TASK
Note how many lines hold the string "drawn" and give that number without any other words.

DATASET ROWS
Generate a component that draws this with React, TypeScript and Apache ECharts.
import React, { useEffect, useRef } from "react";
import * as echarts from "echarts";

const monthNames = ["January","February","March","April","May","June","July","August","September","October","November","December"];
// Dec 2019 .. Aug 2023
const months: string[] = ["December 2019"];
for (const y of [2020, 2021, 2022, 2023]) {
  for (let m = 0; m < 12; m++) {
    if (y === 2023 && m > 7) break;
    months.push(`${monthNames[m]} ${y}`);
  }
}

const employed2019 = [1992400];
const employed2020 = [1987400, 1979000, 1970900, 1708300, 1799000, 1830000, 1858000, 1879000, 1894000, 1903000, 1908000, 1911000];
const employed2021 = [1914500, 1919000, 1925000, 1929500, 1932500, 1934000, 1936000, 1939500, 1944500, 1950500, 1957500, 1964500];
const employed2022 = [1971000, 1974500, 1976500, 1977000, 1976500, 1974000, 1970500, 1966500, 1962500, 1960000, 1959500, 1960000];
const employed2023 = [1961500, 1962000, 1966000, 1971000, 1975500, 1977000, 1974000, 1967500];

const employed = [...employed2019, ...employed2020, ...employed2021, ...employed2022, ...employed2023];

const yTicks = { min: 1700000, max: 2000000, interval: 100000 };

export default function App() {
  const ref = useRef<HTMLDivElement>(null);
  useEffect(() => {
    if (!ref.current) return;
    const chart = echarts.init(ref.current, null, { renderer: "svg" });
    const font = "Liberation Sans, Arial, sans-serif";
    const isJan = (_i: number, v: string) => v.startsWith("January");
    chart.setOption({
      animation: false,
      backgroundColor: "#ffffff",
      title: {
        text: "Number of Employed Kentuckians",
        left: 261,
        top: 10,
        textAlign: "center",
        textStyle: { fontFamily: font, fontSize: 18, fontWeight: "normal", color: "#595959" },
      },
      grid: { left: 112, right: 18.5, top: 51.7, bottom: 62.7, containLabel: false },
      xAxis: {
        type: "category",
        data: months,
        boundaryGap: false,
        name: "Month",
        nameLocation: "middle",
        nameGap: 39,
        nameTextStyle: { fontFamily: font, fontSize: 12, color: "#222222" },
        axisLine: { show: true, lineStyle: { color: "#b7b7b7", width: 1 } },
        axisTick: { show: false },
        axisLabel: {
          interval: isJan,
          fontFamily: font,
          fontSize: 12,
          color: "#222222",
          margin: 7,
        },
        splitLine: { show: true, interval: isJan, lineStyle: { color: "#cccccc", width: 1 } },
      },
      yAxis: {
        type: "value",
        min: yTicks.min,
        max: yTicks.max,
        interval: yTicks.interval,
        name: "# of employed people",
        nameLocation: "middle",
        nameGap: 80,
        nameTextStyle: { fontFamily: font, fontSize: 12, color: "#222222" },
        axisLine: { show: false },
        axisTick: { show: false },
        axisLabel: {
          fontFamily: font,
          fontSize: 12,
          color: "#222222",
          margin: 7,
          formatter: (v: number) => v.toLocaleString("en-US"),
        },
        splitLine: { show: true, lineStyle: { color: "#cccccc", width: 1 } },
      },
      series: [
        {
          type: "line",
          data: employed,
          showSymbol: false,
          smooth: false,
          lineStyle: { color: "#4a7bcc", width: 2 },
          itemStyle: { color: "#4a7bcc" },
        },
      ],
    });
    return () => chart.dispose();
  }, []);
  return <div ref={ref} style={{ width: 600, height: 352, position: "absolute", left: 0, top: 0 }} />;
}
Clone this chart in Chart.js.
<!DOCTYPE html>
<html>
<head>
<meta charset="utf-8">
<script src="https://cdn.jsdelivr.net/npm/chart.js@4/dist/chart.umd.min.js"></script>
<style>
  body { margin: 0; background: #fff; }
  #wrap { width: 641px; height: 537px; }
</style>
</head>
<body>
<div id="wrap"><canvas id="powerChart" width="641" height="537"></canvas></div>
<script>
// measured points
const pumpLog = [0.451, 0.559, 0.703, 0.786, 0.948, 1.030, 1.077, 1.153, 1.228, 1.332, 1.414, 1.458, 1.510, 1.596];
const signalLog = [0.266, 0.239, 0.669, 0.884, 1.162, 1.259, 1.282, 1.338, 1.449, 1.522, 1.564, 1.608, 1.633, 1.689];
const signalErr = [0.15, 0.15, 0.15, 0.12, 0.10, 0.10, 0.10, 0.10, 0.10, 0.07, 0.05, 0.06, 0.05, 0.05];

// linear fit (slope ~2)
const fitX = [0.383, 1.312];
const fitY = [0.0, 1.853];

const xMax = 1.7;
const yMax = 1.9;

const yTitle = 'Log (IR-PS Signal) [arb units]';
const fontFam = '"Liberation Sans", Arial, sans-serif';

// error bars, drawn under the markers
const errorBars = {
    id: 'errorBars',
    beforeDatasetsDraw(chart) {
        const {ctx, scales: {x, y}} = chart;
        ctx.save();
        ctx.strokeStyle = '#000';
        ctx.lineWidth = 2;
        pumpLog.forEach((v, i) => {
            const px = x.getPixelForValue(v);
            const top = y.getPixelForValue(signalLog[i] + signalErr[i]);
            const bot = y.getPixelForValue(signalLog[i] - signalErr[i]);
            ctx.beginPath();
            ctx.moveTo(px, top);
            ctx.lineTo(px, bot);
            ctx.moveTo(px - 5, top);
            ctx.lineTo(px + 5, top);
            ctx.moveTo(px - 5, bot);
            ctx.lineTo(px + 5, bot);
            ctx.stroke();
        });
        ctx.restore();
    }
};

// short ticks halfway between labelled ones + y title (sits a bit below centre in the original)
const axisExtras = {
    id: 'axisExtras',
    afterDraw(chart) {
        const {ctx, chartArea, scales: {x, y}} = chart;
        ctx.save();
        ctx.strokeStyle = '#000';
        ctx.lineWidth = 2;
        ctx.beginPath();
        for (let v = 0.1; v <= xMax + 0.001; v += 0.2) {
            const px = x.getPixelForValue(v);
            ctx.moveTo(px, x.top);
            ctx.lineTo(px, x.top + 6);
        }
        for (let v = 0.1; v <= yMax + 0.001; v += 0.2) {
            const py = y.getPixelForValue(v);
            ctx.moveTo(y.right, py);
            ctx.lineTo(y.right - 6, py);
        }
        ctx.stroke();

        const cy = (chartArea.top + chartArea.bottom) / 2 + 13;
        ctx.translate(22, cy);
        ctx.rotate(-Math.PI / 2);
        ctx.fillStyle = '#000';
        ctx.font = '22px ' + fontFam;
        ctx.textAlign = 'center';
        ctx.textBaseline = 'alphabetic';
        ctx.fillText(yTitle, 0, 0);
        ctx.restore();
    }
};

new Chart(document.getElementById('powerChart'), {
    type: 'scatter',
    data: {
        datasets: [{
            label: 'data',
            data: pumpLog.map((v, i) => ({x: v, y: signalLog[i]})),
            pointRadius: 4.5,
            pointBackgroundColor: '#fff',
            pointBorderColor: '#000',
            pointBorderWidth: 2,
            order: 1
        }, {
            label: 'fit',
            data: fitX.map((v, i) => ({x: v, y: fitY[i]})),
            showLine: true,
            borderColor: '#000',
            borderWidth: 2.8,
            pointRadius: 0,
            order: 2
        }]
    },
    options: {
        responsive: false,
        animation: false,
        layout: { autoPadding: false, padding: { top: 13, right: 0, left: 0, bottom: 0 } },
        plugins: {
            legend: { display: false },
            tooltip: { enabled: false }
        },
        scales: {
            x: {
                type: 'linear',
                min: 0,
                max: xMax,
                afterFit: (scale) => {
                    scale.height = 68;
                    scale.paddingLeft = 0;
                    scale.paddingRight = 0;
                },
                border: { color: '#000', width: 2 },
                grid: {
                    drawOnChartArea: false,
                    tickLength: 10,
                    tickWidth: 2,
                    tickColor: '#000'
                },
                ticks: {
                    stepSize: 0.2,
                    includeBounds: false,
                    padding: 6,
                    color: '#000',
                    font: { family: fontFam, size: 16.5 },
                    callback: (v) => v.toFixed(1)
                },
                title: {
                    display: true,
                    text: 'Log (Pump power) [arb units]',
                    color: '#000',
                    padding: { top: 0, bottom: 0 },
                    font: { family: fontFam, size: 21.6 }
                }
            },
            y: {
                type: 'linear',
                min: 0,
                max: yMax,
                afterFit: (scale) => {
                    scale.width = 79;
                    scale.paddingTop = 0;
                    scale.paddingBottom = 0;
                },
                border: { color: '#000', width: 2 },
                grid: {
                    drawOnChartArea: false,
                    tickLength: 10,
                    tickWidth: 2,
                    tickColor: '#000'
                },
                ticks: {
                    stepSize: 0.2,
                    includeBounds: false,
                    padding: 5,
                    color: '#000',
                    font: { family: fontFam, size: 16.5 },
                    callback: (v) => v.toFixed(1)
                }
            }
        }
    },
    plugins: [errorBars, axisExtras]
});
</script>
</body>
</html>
==
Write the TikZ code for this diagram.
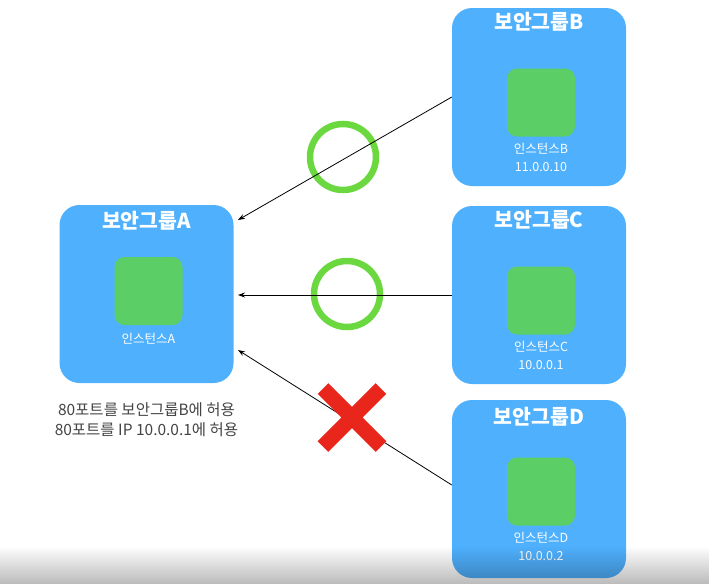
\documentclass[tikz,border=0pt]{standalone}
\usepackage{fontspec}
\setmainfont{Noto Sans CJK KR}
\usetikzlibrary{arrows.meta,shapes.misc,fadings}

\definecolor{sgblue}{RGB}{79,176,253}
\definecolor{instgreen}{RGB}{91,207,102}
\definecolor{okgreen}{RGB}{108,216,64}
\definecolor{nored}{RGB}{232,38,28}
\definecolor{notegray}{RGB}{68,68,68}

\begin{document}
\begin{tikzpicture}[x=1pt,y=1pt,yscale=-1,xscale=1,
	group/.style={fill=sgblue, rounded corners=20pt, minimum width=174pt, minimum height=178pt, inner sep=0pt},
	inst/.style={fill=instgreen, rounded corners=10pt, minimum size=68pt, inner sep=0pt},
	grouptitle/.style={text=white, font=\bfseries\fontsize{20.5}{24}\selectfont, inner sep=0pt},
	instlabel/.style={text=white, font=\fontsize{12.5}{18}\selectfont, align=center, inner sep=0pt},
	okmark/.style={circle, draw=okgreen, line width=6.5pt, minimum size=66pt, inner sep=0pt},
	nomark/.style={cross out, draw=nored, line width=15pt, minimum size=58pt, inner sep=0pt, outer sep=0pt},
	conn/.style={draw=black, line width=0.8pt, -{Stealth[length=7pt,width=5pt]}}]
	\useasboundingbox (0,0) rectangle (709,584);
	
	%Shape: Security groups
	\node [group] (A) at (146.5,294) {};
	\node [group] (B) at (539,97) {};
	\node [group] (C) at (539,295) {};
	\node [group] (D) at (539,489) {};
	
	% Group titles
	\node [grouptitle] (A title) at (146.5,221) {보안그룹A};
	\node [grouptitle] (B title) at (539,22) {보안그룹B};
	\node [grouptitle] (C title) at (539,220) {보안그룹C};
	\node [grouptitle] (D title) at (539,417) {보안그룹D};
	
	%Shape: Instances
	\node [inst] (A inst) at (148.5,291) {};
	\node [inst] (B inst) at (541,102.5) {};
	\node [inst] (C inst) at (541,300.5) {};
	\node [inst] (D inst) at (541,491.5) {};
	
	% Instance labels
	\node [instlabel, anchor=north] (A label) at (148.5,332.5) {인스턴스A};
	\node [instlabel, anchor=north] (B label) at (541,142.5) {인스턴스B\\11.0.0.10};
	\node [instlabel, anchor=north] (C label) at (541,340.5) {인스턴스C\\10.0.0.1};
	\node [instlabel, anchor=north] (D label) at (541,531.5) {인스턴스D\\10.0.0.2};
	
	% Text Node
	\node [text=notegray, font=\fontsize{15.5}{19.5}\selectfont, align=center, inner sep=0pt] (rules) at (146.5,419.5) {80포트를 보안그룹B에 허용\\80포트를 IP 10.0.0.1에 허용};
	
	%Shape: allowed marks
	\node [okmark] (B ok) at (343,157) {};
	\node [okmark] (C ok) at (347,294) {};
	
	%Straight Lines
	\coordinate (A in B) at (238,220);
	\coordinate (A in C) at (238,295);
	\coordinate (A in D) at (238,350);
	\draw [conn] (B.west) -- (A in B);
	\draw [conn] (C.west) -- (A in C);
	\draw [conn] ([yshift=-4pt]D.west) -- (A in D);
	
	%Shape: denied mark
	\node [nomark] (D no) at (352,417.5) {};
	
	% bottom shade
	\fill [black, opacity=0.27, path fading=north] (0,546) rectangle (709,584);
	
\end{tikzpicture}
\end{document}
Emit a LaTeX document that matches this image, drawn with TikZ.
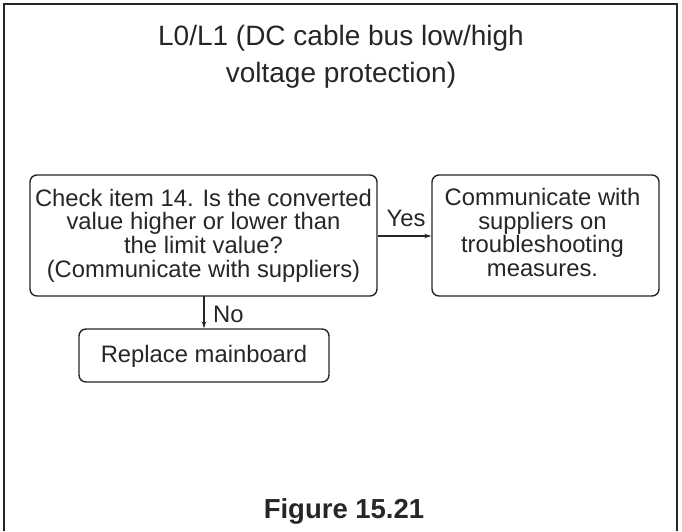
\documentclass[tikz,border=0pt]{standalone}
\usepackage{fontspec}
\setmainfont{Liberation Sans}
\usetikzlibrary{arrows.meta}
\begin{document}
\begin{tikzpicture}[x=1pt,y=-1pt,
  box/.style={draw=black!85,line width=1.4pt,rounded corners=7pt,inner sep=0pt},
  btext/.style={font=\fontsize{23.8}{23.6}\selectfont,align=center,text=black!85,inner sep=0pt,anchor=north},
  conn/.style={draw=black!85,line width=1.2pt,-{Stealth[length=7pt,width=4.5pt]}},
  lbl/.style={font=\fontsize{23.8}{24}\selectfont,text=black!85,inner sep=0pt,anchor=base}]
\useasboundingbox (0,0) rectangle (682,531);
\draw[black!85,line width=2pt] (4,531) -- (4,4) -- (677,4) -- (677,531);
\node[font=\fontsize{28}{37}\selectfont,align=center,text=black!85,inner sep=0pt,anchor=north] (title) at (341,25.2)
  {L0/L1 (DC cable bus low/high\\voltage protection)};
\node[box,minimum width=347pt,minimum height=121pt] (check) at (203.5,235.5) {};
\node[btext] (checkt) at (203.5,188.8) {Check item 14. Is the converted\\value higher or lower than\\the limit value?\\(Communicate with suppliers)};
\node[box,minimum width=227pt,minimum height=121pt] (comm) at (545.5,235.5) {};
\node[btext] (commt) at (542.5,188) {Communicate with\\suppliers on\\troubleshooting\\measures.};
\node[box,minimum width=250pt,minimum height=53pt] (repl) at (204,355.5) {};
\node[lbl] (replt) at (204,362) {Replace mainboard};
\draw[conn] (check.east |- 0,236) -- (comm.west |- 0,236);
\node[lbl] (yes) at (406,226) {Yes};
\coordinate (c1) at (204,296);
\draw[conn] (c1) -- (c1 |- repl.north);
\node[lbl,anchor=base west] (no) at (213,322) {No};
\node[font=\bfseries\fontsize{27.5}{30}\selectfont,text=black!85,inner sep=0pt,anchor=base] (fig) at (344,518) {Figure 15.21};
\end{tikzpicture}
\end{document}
==
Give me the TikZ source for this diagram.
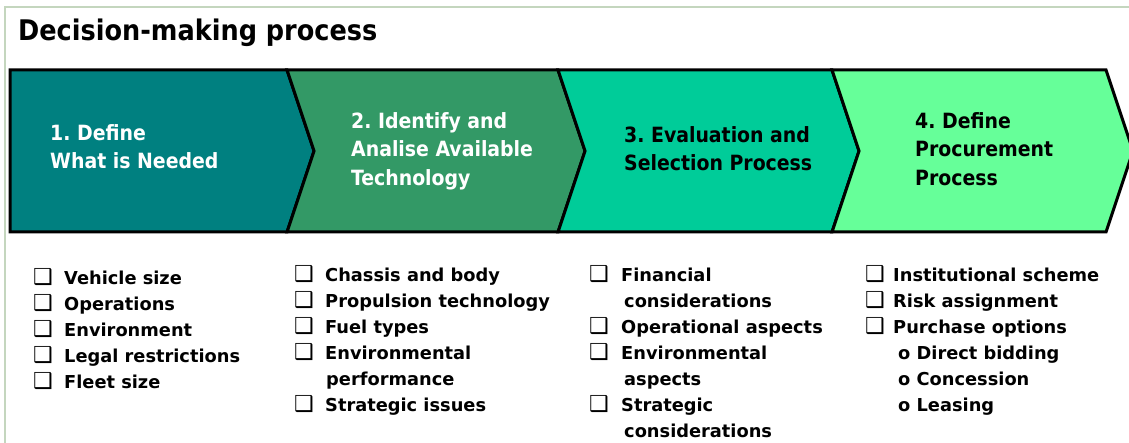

RESPONSE FOR THIS EXERCISE
2